As I've mentioned above, pregnancy wasn't (and still isn't) easy for me. I spent my first trimester mostly in bed. We had to stay at my parents house so that someone could take care of me while Leo was at work. I had spotting and stomach cramping, and my 12-week ultrasound showed subchorionic hemorrhage - whatever that is. I had to drink all sorts of medicine - one of which gave me migraines as side effect. I couldn't even take pain killers! The rest of the pills just made me gag :(

If you think pregnant women eat and eat all the time, you're wrong. It was quite the opposite for me, actually. I couldn't eat at all. During my first trimester my taste buds got so skewed, nothing tasted right. Everything was bitter and I couldn't hold anything down. It got so bad I even lost weight! It didn't help that my sense of smell also got affected - like it was enhanced or something. The smell of perfume, leo's deodorant, shampoo, toothpaste, garlic, and almost all fragrant stuff made me (and still does) run to the bathroom and blow. I also had constipation, motion sickness and leg cramps. And you know what's funny? I get all weepy all the time! Honestly I do! And it's not just getting teary-eyed or there's-something-in-my-eye crying. A lot of times it was the crying-my-heart-out, puffy-eyes-and-nose, hiccup-generating bawling! I cry about everything - work, money, frustrations, self-pity... even at movies, MTVs and commercials! How funny is that? Of course I didn't find it funny at the time I was doing it ;)

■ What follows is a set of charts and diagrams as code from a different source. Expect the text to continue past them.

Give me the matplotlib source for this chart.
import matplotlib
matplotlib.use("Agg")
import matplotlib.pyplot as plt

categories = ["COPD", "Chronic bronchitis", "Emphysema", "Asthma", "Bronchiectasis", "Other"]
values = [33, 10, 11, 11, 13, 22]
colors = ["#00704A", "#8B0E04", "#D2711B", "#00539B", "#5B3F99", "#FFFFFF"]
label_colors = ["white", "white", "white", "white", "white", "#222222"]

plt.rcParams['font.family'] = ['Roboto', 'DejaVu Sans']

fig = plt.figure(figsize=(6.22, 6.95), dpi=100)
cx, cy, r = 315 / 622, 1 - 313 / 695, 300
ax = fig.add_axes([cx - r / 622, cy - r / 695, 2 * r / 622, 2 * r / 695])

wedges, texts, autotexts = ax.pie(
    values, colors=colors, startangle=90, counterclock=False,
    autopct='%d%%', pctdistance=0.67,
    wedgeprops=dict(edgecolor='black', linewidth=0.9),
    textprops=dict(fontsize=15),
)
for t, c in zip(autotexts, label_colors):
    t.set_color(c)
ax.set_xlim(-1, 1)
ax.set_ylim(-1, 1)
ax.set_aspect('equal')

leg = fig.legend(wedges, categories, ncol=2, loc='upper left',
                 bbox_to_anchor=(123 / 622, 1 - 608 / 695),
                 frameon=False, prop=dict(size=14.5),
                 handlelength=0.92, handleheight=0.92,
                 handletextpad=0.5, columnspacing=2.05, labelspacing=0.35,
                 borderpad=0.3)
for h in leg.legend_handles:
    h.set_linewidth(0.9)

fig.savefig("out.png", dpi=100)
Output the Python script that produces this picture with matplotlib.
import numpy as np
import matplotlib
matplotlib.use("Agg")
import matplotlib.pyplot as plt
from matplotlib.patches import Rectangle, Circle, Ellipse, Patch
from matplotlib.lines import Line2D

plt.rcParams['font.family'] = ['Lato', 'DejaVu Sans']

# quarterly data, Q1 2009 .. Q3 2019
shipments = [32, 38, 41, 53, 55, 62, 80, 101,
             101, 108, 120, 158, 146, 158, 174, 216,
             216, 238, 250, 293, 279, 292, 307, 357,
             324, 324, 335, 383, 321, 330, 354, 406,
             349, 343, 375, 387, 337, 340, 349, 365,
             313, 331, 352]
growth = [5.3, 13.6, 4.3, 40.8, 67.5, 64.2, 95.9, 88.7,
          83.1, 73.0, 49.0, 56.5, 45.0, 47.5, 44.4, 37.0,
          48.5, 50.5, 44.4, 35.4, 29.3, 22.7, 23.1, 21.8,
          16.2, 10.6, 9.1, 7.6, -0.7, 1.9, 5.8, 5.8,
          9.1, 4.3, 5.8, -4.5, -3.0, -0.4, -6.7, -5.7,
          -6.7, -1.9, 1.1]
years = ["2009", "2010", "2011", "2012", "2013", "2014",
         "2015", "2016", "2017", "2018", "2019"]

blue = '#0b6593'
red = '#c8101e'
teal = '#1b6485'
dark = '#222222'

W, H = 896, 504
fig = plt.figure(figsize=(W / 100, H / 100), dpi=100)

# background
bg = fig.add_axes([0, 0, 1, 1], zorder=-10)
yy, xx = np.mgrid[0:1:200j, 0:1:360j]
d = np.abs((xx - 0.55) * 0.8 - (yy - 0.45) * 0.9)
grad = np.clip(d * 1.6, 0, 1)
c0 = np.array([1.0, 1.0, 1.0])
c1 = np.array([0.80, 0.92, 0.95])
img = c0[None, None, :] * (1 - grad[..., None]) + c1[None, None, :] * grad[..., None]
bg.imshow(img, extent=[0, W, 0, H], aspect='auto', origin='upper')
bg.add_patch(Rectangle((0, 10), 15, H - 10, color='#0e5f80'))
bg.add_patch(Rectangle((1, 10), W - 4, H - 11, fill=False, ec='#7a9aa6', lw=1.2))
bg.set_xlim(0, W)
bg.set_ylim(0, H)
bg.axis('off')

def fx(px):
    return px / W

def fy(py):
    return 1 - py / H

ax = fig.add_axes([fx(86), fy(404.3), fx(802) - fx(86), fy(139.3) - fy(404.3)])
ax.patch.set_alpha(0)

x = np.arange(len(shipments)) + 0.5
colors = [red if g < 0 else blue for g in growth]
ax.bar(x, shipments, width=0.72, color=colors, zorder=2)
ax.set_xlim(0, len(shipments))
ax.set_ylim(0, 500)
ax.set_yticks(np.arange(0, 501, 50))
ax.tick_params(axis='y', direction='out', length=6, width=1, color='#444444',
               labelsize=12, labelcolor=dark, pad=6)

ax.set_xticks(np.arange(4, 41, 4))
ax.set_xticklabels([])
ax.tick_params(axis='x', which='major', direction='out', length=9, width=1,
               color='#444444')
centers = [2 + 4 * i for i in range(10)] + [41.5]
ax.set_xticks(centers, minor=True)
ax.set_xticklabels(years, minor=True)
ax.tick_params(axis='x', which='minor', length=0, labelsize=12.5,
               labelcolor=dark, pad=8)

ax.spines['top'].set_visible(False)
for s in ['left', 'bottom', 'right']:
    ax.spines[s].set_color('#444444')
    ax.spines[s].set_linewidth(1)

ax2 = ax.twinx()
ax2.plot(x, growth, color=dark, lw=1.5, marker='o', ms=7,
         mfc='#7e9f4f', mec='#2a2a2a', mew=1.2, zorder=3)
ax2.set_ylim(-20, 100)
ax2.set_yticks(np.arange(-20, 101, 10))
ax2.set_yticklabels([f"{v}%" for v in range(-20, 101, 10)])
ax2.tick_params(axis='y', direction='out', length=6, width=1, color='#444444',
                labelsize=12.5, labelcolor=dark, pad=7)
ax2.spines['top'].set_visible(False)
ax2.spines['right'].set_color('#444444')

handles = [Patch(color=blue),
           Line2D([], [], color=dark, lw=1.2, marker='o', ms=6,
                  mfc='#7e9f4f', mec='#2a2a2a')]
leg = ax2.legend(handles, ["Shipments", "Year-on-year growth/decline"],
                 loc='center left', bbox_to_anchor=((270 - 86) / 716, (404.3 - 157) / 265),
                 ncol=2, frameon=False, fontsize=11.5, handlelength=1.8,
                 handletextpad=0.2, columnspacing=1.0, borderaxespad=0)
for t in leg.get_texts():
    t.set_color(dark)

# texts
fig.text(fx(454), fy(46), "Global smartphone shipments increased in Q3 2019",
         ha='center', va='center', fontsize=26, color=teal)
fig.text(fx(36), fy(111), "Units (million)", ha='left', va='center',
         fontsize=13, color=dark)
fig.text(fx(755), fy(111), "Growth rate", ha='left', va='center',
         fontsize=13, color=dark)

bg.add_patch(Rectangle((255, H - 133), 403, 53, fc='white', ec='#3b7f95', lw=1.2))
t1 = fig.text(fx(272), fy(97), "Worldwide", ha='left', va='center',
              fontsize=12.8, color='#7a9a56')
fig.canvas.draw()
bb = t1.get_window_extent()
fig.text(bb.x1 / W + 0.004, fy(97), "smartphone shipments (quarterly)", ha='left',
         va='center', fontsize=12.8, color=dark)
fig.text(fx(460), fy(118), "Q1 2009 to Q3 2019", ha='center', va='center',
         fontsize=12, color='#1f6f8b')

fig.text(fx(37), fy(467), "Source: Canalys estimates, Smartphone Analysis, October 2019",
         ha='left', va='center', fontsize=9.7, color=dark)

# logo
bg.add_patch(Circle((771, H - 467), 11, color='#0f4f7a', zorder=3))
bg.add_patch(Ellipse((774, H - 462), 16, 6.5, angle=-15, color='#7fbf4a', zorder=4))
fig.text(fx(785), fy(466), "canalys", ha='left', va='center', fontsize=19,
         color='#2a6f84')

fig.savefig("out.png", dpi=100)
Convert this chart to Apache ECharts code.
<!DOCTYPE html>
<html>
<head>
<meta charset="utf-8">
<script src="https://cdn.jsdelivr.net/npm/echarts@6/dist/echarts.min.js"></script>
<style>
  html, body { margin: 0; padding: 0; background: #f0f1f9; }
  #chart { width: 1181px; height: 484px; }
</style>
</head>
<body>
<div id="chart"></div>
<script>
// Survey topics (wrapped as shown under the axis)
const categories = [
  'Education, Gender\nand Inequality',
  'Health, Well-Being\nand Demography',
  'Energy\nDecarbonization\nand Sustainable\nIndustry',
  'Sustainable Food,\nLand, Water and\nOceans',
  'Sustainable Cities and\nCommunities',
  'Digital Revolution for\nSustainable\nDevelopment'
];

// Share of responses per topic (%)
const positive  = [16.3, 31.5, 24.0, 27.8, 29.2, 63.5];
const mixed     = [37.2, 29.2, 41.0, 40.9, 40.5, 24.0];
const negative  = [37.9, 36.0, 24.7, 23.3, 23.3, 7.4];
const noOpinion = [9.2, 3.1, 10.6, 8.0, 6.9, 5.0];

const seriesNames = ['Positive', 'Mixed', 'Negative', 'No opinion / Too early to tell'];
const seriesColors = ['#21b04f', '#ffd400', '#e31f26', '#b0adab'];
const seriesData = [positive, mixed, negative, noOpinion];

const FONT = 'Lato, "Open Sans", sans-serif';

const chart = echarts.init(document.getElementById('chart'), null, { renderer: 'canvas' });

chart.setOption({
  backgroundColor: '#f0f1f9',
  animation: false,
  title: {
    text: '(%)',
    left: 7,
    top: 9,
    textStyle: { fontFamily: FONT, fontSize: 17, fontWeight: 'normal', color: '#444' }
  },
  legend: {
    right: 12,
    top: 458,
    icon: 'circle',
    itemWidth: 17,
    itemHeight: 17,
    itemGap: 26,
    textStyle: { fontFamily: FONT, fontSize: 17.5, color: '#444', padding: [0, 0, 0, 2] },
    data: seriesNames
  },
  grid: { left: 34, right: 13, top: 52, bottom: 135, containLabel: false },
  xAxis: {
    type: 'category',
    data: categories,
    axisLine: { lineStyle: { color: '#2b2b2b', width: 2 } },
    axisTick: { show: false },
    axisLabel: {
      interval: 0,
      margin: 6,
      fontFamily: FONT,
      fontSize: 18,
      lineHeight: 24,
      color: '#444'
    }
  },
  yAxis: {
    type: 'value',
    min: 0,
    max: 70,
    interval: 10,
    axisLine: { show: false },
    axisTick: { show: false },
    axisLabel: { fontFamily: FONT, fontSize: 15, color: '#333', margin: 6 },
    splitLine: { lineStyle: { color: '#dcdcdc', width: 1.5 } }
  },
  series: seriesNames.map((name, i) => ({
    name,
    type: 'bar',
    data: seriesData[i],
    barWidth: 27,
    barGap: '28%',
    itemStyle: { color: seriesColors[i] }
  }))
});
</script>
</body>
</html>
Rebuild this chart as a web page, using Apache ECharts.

Well, we are now on our second trimester and some things got better, while some are still the same. My taste buds are better now, though I still can't eat much because of a whole new reason I'll tell you later. Gagging was lessened but far from gone. Dizziness lessened - although I thought I was going to faint a couple of times this month. I had spotting again last week but the doctor said that baby is fine. If it happens again I might go back to bedrest, and I don't really want that :(

Anyhoo, something new during the 2nd trimester and the reason why I'm not eating much again... I'm not sure yet and the doctors are still checking, but right now I'm thinking it's heartburn. It started last week. It is this burning pain I feel on my back and chest, and it worsens during night time. There were times it got so bad I almost had Leo run me to the hospital in the middle of the night. When I yawn or sneeze or burp, it feels like my torso is enclosed in a steel cage and my chest is bursting. Anyhoo, I'm having another ultrasound tomorrow and hopefully my doctors will find out for sure what's causing the pain.

Ok, so I've been telling you a lot about the discomforts I've been feeling. What about my pregnancy highs? Well there is the new wardrobe and the pampering and vacation from work. But the 2 really, really best things that make my day, my week and my month are the ultrasounds and my baby's kicks. Watching her there inside of me. Seeing her grow from a peanut to a fiesty little angel. Seeing her little feet and toes and hands and fingers. Watching and hearing her heartbeat. Then feeling her move inside of me. At first it was just a flutter, like butterflies in your tummy or very light nudges. People were telling me it was too soon for me to feel her. I've been feeling her as early as the 4th month. They thought it was just my imagination. But then Leo started feeling her too during the latter part of that month. It's a wonderful, wonderful feeling! Knowing she's alive and healthy. Feeling her grow stronger everyday. These past few days it seems that she's doing gymnastics inside my tummy! Hehehe, I'm really happy that she's strong.

Everybody's saying I'm going to have post partum because of all the weeping I've been doing now. But I honestly can't imagine not being filled with joy when my baby's here. I love her already, and just the thought of her fills my eyes with happy tears. She'll be so loved! Not just by Leo and me, but by her grandparents and aunt and uncle too! Just hope they wouldn't spoil her - atleast not to much, hehehe.

All in all, I'm happy. I may feel wretched a lot of times due to these pregnancy discomforts, but she's so worth it. I'm so thankful to God for blessing us with her.